Onze ans après la parution de l’unique album, jusqu’à présent, de Forêt, son duo avec le guitariste émérite Joseph Marchand, l’auteure-compositrice-interprète Émilie Laforest dévoilait le 9 février dernier sa première œuvre solo intitulée Mea silva (du latin Ma forêt). Reconnue de ses pairs et pleinement investie à l’arrière-scène québécoise depuis près de dix ans, elle ose à nouveau franchir le rideau avec ses créations.
Les secondes qui inaugurent le bal nous transportent dans un univers électroacoustique aux allures progressives et contemporaines, ligne directrice des huit pièces francophones. L’artiste multidisciplinaire chapeaute la co-réalisation avec le pianiste et compositeur de trames sonores Mathieu Charbonneau, aussi membre de la formation folk Avec pas d’casque. D’emblée, on se laisse tenter par l’énigmatique pièce d’ouverture Un puits très profond. Déjà, le ton est révélé par les arrangements organiques et synthétiques, croisant l’art-pop et le post-punk par ses instruments à cordes et de la batterie, entre autres. Ces procédés artistiques sont palpables et atteignent des sommets tout particulièrement dans le morceau de six minutes Mon Loulou.
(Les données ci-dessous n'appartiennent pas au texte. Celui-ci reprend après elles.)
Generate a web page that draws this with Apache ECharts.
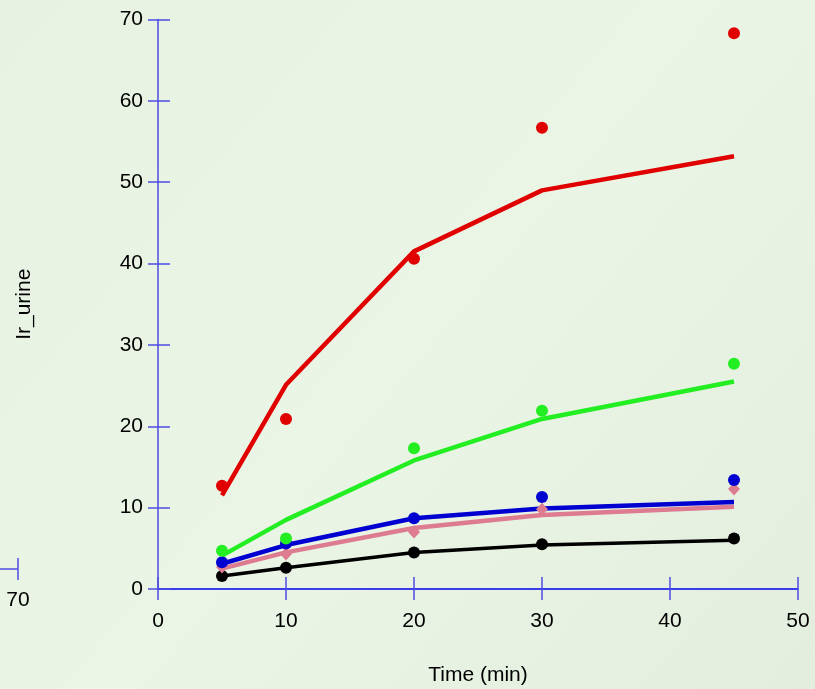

Formée en chant classique, la chanteuse nous charme par le lyrisme de sa voix cristalline, où la délicatesse règne, qui s’illustre notamment dans l’avant-dernière piste Tous les jours se meurent pour la première fois. Nos oreilles sont conduites vers des sonorités baroques avec la présence de Pierre-Yves Martel à la viole de gambe, comme dans l’hypnotique pièce Me souvenir. L’instrumentiste renommé en musique ancienne rend hommage à l’époque médiévale tout comme le musicien Alexandre Tharaud au piano baroque sur La malheureuse. L’interprète signe ici la totalité des musiques et des textes, excepté l’emprunt de quatre vers à la poète innue Joséphine Bacon sur Toundra (Mushuat). Par ses thèmes et ses mots, on perçoit des chansons à forte résonance poétique, et en toute subtilité, conçues par le ressenti et l’introspection.
Comme premier album solo, ce que nous offre Émilie Laforest, par sa pop expérimentale à la fois concise, mesurée et originale, démontre qu’elle n’a rien d’une première venue. Mea silva est une œuvre entière qui dégage une grande profondeur grâce à ses influences d’horizons divers et à sa théâtralité au large potentiel scénique. Une artiste inclassable, dira-t-on.